** START **
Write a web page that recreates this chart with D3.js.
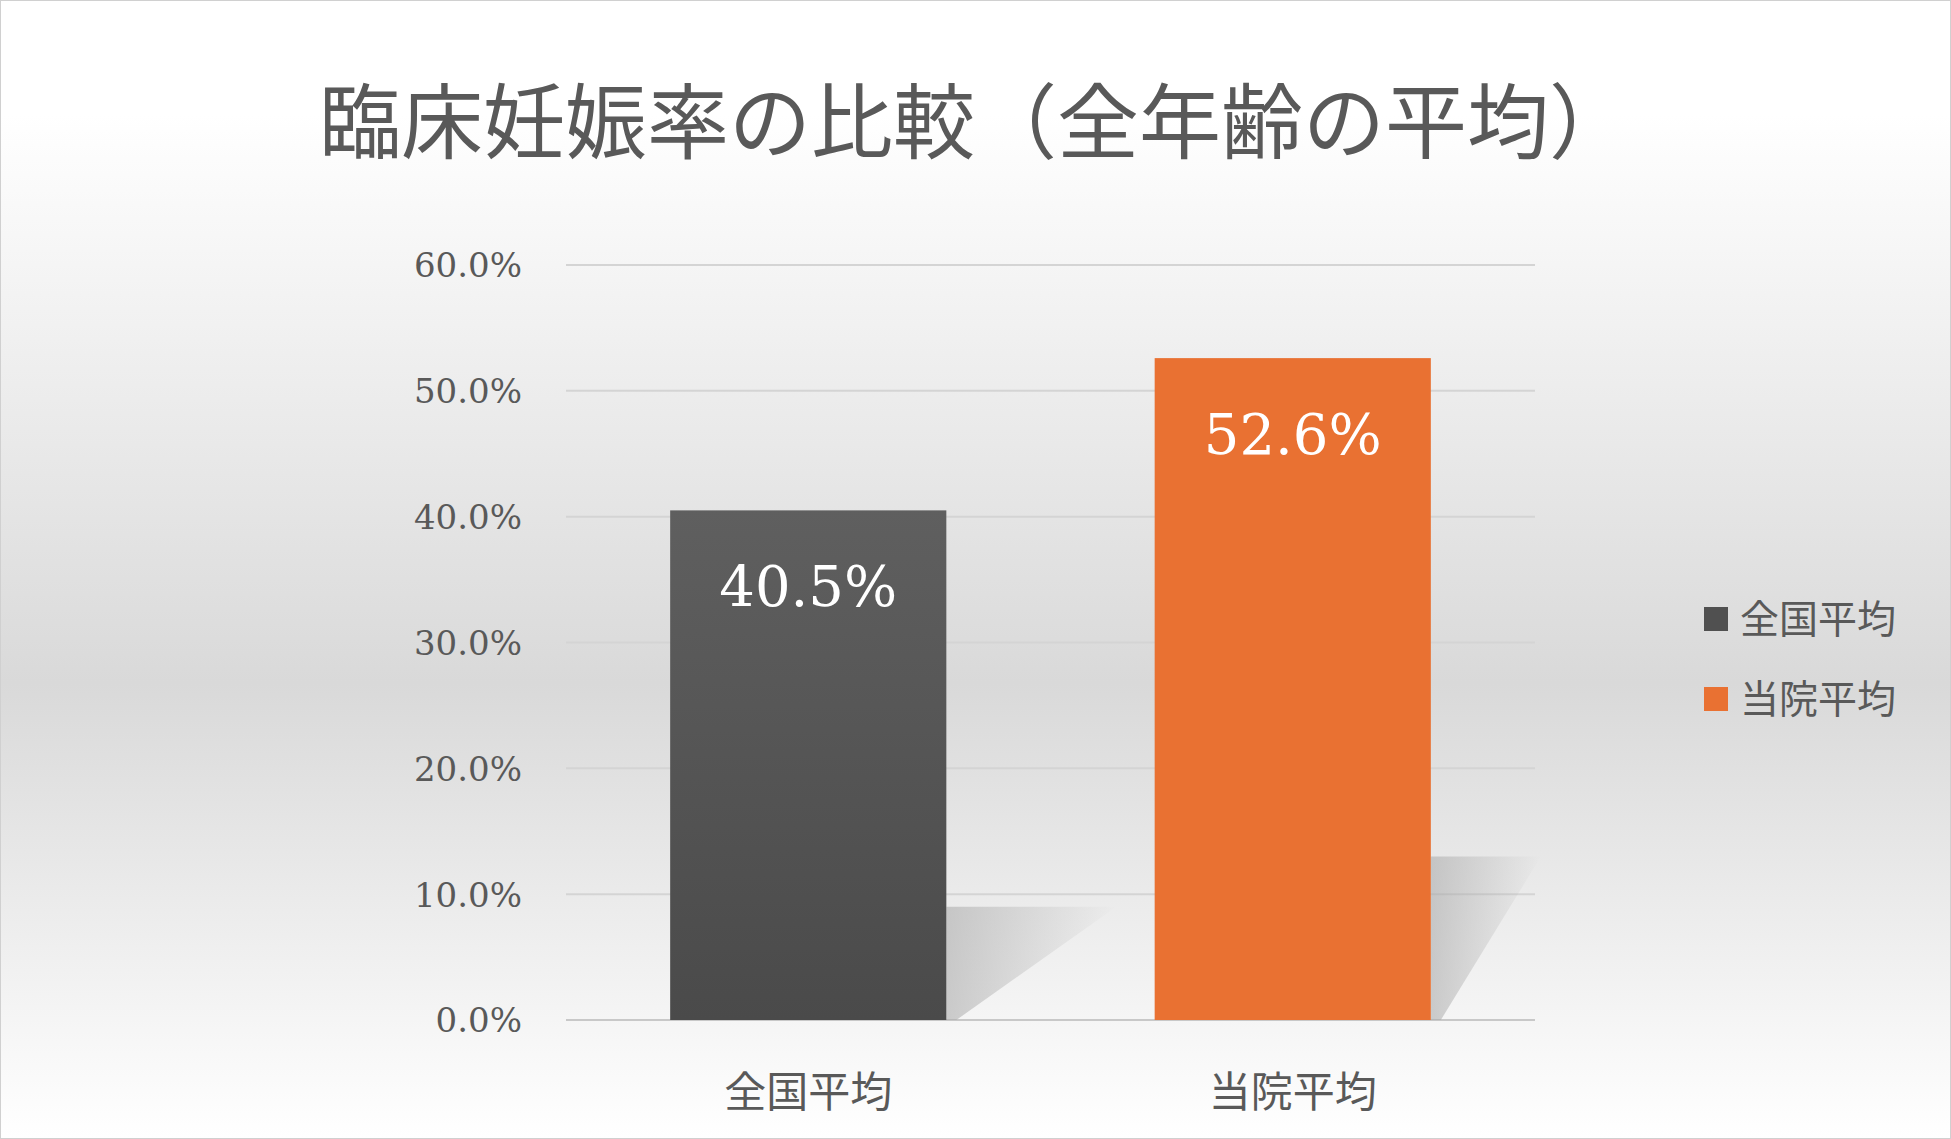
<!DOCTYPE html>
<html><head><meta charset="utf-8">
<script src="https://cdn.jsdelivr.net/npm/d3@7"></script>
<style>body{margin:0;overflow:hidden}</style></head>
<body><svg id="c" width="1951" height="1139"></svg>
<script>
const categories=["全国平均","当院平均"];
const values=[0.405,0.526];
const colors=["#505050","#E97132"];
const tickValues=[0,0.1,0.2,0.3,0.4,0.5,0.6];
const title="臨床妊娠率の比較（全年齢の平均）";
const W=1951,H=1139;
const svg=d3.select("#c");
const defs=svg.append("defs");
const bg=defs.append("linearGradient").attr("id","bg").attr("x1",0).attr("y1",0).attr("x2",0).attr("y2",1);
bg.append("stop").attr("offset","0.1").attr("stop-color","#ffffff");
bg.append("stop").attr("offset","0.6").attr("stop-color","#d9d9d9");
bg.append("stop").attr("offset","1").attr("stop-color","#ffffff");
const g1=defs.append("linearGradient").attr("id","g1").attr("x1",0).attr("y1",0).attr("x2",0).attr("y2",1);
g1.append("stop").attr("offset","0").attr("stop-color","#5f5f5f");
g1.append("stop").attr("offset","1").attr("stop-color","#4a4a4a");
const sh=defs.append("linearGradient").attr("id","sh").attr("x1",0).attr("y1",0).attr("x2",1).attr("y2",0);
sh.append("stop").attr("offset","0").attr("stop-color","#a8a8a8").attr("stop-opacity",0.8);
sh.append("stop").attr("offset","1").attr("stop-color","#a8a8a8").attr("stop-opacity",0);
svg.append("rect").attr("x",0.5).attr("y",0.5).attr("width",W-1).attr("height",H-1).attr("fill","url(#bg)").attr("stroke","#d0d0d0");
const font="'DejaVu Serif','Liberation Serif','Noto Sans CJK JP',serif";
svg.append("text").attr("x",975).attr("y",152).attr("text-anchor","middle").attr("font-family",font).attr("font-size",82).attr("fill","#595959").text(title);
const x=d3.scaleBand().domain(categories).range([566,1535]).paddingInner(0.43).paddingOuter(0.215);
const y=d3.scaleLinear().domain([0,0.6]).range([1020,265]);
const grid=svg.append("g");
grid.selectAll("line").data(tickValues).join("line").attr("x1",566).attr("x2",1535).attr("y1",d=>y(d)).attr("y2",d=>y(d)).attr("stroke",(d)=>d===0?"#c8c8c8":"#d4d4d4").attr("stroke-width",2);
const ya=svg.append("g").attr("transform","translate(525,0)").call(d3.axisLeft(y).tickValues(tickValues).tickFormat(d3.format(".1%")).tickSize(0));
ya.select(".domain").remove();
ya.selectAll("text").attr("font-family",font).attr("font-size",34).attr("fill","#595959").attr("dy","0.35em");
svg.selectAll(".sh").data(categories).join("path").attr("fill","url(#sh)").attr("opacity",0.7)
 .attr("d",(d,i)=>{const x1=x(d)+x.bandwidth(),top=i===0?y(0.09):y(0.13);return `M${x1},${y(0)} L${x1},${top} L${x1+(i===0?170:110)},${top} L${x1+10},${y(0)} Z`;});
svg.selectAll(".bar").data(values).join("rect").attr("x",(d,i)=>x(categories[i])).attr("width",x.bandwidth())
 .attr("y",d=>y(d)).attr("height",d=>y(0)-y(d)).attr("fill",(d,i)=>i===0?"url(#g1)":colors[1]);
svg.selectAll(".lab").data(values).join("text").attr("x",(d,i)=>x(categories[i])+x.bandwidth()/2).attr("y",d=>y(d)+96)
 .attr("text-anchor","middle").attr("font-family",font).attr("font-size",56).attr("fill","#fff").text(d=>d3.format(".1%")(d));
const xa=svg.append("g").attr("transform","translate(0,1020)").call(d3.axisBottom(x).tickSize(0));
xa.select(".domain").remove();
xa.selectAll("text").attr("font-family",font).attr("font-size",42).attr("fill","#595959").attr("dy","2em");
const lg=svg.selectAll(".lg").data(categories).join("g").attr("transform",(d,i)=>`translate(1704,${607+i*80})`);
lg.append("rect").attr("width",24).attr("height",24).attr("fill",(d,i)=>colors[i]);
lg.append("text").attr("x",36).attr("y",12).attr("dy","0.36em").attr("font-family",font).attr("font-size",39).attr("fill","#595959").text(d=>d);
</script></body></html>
** END **
** START **
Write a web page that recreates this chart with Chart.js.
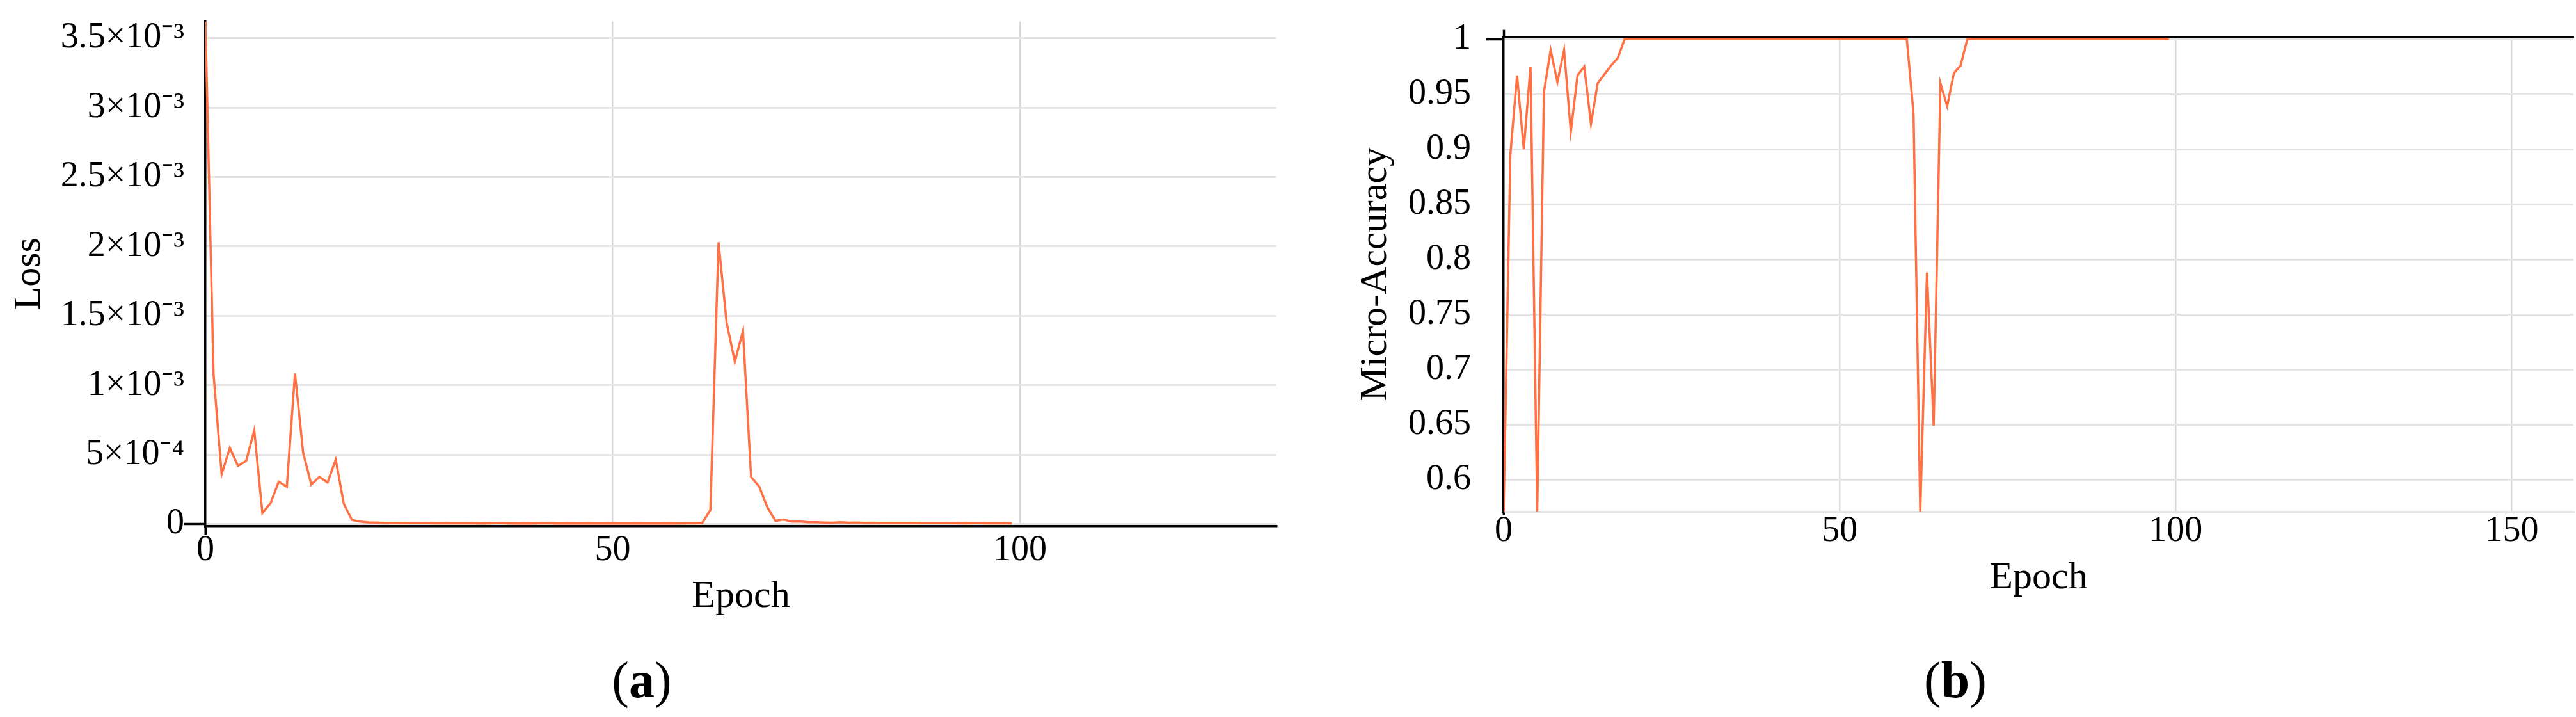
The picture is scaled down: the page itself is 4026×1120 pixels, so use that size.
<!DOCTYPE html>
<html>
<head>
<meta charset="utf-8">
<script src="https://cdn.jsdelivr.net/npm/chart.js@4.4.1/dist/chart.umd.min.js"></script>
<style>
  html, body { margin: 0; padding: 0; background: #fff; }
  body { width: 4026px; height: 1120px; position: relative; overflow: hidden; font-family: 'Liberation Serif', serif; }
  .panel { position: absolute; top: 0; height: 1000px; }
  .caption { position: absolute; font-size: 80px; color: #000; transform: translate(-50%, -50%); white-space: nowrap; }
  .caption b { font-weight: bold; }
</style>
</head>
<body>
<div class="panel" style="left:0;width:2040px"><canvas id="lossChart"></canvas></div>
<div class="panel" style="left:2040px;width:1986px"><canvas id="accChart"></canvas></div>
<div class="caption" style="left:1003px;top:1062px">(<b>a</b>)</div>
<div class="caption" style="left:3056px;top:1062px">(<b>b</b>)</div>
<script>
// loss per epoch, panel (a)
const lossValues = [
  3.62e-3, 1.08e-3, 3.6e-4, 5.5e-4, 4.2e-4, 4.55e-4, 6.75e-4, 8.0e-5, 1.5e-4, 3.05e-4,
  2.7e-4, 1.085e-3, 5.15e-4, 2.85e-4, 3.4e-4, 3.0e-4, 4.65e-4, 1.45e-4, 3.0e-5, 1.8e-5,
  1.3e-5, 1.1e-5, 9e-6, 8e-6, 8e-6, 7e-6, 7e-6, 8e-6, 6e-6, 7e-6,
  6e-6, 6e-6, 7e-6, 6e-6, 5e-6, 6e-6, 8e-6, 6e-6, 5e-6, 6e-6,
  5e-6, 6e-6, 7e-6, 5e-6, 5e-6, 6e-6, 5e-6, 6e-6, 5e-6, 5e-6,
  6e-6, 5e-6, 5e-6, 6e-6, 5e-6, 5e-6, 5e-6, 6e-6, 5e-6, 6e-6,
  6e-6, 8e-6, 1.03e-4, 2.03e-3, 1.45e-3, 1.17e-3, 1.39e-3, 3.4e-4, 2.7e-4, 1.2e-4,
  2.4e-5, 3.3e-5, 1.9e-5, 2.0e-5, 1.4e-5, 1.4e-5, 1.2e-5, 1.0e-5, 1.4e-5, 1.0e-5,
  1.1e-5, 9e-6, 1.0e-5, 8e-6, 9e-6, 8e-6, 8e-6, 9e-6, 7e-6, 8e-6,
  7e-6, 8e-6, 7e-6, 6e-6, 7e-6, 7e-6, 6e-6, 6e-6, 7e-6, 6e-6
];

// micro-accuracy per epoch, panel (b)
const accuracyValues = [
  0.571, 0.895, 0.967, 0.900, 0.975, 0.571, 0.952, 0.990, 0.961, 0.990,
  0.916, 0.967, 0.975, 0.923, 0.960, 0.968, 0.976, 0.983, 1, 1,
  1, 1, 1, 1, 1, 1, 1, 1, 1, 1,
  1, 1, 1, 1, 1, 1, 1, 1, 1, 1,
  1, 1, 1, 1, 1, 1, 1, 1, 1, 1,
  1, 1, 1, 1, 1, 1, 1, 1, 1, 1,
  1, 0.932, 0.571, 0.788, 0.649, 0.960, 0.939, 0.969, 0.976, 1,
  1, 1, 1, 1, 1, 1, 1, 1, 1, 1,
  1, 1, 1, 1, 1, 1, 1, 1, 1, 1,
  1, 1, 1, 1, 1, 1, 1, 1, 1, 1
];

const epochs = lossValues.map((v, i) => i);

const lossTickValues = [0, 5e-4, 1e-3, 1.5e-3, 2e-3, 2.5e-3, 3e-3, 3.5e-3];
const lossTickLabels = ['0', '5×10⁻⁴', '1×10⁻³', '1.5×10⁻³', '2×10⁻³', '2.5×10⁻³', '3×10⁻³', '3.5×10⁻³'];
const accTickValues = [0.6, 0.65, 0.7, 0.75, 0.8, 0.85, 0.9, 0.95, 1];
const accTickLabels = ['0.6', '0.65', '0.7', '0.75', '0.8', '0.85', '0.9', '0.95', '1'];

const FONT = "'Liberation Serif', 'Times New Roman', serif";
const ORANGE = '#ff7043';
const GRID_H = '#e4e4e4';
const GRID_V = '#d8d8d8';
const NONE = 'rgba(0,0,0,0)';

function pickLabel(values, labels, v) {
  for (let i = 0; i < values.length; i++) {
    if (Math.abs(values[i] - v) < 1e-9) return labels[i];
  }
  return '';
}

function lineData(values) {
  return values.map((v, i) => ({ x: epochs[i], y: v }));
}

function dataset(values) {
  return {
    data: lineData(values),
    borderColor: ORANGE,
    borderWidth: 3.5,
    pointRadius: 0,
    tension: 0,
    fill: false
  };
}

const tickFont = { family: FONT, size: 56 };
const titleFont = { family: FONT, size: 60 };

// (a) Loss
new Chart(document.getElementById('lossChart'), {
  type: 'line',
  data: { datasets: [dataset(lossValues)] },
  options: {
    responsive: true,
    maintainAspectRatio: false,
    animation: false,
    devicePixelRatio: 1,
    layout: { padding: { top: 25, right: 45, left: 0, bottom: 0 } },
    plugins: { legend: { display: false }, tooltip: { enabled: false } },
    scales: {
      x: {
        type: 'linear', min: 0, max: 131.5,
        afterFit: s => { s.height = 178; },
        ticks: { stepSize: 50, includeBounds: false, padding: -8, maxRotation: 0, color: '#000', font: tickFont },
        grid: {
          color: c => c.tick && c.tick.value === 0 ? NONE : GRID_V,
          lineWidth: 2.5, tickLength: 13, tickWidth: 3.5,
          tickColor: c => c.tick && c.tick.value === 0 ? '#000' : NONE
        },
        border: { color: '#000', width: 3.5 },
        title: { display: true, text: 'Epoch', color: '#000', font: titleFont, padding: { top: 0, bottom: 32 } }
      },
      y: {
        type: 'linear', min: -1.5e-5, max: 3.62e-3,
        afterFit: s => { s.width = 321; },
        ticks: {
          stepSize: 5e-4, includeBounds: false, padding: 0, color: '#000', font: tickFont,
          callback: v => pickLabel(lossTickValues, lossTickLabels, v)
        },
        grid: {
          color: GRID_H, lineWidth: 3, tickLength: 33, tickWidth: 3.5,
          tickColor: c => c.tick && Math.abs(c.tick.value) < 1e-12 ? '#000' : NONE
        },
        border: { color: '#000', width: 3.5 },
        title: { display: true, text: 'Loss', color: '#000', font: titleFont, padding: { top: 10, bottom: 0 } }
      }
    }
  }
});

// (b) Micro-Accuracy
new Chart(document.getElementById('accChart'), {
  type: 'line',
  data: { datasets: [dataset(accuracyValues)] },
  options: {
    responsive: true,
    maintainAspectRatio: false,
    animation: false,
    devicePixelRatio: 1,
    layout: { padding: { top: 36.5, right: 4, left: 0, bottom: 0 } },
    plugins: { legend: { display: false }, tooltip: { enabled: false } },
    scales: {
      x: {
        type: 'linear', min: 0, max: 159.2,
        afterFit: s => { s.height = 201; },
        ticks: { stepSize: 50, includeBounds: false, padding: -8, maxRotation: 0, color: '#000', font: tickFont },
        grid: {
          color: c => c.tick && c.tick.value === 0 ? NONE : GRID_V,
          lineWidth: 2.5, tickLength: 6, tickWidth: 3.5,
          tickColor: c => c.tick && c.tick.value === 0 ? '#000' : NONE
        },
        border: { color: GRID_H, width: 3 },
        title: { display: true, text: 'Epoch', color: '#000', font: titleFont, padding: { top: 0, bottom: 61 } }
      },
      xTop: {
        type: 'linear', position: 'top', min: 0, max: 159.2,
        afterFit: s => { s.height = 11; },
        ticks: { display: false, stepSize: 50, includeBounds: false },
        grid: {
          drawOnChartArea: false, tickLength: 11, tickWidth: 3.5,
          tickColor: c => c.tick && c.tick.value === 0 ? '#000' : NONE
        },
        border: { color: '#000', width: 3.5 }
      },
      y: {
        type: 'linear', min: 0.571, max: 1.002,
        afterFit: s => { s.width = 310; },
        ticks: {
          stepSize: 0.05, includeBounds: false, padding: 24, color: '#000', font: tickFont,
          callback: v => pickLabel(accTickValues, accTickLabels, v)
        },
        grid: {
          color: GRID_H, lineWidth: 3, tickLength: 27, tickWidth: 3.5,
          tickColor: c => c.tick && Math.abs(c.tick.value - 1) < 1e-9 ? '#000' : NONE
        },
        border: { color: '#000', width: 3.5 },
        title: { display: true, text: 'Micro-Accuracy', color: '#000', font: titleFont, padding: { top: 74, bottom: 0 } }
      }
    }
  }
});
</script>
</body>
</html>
** END **
> _SHORT EXERCISE_
Which lines above contain the word "this"? Copy each of them.

> _WRITTEN SOLUTION_
Write a web page that recreates this chart with D3.js.
Write a web page that recreates this chart with Chart.js.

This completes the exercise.